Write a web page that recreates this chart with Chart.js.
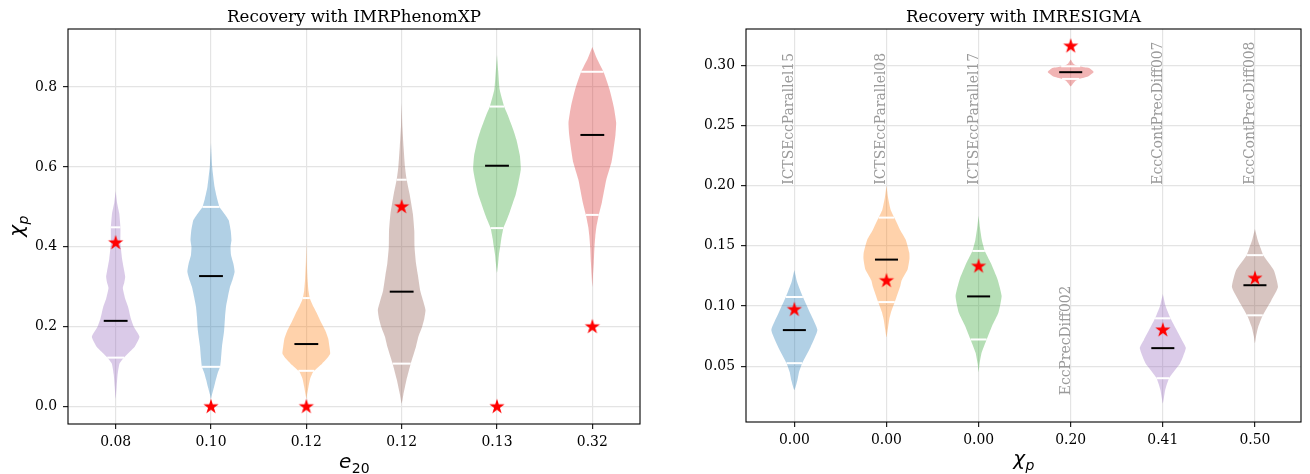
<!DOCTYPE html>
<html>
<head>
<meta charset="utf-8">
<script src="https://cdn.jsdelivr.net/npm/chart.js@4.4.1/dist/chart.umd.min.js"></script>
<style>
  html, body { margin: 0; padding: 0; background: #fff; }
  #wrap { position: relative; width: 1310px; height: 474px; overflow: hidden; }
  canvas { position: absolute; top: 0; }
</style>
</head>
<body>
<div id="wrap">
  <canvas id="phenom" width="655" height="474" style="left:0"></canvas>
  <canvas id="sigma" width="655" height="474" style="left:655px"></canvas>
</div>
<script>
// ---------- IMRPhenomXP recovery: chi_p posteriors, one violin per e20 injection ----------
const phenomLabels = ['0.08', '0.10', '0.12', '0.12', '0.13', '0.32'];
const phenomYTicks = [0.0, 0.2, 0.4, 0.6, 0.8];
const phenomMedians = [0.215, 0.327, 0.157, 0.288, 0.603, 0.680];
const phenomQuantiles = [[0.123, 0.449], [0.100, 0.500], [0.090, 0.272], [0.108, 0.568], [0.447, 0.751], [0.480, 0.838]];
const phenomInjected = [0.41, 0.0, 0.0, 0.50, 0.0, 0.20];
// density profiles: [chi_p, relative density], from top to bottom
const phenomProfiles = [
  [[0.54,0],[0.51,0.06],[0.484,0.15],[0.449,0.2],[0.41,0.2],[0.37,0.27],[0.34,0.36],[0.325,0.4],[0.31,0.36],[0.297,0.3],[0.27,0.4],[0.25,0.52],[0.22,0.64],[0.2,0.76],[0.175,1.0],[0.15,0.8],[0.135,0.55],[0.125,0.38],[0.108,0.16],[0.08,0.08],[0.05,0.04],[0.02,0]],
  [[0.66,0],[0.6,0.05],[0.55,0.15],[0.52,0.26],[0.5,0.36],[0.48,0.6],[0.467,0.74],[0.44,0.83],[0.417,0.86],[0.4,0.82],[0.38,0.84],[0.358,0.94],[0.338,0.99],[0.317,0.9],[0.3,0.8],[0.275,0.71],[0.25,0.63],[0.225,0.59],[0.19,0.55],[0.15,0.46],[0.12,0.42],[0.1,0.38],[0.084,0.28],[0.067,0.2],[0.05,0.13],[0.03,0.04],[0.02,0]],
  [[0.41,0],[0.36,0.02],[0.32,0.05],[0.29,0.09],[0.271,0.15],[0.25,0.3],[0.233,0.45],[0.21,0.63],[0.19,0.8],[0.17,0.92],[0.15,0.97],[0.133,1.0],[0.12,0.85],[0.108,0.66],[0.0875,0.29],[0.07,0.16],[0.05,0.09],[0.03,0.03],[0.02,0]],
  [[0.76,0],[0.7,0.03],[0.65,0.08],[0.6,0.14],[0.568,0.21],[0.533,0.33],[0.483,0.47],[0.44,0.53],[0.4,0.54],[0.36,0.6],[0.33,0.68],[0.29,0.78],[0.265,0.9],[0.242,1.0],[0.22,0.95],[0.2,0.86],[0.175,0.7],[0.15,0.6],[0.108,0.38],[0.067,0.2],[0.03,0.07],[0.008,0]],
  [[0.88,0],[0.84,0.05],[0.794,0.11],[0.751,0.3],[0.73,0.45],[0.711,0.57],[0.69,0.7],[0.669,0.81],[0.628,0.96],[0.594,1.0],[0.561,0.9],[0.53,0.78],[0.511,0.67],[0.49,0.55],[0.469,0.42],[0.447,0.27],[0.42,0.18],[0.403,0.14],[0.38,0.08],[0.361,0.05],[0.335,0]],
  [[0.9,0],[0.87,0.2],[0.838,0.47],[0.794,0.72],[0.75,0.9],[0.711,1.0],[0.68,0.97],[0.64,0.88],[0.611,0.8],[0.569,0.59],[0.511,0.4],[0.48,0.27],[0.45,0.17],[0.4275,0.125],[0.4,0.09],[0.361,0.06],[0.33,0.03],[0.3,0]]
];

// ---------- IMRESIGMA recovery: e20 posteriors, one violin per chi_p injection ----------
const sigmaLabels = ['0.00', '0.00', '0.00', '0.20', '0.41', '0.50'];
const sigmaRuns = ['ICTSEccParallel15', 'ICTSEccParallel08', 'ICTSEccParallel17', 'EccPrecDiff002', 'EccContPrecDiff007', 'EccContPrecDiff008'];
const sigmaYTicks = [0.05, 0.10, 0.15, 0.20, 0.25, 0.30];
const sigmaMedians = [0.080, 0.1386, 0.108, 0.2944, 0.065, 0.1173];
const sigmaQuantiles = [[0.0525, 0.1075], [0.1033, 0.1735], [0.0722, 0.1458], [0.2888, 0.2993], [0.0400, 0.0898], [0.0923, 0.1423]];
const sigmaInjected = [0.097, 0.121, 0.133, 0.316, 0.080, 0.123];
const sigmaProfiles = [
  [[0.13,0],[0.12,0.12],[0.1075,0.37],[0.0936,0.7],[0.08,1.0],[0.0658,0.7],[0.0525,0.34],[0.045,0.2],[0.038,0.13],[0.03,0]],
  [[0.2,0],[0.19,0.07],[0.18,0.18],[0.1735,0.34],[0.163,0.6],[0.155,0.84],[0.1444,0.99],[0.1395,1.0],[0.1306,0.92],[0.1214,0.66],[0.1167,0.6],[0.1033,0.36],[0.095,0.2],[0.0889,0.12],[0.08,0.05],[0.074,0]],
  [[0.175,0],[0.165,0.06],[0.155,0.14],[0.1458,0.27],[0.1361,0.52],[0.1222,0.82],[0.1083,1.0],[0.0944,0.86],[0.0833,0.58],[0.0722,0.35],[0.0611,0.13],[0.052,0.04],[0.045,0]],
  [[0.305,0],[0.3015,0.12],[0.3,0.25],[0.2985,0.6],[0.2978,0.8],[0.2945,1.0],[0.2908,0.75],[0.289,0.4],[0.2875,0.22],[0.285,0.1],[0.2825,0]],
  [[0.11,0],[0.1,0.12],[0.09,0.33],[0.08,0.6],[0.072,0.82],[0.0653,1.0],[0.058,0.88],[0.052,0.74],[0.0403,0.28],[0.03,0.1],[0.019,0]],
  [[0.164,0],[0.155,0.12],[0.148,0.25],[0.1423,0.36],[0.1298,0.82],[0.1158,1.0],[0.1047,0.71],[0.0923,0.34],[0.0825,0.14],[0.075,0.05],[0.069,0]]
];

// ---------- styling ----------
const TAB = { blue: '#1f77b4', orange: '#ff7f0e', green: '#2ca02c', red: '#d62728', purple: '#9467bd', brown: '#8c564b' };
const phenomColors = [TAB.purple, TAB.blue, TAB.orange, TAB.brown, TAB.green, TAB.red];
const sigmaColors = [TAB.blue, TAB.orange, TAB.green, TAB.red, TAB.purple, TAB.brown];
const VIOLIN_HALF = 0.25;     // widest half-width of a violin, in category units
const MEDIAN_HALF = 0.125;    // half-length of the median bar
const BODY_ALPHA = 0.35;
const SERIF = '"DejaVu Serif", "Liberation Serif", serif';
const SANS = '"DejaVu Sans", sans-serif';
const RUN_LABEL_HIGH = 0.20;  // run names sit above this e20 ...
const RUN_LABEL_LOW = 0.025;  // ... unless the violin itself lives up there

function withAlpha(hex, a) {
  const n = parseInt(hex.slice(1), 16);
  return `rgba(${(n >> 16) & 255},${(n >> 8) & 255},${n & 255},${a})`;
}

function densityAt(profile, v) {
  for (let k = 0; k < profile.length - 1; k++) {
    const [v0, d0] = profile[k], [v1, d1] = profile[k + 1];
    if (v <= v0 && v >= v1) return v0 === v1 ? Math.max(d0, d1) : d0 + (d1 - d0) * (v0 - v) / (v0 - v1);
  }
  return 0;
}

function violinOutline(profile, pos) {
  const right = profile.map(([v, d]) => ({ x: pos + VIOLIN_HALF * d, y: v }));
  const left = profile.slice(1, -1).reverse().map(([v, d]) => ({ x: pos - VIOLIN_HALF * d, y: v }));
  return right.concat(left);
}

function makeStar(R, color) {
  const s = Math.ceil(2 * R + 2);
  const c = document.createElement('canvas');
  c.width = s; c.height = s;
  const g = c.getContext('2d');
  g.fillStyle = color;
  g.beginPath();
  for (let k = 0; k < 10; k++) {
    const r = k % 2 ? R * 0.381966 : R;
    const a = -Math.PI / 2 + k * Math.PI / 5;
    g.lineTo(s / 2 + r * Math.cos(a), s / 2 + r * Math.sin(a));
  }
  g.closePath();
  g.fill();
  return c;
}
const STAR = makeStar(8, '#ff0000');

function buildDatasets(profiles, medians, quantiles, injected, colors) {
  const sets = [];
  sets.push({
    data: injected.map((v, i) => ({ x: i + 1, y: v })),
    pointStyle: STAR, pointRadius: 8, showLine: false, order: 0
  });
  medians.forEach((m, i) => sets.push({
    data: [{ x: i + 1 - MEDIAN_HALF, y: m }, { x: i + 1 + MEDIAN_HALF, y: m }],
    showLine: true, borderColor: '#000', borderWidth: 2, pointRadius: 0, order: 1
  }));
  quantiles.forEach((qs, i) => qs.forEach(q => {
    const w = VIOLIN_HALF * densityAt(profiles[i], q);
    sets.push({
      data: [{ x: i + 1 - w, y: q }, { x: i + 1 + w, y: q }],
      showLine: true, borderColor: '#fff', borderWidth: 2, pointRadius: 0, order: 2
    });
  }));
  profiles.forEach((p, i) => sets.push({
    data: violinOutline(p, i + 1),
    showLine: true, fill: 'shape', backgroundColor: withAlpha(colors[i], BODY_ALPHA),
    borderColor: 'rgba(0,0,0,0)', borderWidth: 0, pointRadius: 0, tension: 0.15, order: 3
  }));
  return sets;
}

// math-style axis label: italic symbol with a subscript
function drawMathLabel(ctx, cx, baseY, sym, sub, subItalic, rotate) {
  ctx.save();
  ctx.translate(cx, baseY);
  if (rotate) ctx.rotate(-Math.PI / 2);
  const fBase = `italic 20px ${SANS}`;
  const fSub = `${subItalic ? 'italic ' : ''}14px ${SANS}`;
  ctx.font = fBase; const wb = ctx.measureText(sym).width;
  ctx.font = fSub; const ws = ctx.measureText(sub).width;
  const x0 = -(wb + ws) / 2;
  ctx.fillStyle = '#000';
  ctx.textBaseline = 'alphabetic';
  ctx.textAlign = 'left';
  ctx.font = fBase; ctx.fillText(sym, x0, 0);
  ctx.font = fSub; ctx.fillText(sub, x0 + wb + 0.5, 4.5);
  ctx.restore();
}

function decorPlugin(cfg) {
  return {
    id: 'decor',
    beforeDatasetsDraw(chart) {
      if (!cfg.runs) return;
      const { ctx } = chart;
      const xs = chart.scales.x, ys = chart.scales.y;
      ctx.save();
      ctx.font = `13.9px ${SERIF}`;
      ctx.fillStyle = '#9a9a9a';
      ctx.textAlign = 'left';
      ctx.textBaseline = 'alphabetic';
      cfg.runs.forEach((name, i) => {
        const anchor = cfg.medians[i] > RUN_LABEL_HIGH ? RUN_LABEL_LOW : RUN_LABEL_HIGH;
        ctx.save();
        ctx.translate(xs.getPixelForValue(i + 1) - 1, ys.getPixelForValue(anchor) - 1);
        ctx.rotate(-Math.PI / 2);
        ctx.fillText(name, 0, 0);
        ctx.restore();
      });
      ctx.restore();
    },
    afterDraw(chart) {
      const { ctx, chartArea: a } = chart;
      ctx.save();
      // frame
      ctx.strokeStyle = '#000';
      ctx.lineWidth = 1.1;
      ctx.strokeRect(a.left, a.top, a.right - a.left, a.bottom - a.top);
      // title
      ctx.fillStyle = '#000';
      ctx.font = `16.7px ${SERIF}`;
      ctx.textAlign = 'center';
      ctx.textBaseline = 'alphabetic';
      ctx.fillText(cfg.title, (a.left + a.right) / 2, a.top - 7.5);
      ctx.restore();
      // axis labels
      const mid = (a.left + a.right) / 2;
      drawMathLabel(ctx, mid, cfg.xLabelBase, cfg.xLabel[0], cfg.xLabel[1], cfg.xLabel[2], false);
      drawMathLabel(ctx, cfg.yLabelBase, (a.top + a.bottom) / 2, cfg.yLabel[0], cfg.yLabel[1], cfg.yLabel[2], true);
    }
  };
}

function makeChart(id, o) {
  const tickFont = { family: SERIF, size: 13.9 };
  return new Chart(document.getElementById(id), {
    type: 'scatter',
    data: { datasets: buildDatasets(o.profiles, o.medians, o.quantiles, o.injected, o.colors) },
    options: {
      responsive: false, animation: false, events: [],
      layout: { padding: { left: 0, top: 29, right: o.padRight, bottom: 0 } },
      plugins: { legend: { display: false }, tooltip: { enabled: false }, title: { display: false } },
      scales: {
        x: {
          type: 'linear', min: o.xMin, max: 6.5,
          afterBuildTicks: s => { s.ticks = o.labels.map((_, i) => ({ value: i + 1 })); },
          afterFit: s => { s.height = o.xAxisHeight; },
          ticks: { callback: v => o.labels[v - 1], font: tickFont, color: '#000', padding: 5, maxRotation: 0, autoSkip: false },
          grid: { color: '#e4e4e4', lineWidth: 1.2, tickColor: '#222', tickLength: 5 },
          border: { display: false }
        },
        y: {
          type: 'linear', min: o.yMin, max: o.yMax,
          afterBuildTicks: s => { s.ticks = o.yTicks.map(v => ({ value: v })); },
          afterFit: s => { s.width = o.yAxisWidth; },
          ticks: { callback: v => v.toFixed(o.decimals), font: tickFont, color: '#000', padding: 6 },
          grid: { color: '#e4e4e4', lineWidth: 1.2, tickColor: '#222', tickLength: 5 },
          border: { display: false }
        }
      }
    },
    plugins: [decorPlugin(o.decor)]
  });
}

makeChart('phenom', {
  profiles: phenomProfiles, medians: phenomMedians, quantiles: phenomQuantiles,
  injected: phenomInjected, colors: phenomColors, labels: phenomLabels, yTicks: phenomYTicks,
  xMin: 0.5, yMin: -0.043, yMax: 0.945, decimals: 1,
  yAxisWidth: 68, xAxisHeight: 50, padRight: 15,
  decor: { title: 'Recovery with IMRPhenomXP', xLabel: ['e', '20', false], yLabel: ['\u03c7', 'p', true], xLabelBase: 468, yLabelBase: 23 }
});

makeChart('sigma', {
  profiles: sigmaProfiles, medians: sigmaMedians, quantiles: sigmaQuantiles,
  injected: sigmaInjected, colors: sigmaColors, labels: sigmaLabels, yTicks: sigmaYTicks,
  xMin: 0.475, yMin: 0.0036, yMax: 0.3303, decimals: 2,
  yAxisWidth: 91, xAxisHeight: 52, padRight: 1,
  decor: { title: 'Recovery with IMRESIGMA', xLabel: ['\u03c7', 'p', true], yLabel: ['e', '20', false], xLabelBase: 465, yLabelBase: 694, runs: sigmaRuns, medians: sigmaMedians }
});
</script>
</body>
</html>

_ _ _ _ _

**AIM OF THE TASK**
Check every line of the material for the string "this" and give the number of lines that have it, without anything else.

**RESULT OF THE EXERCISE**
2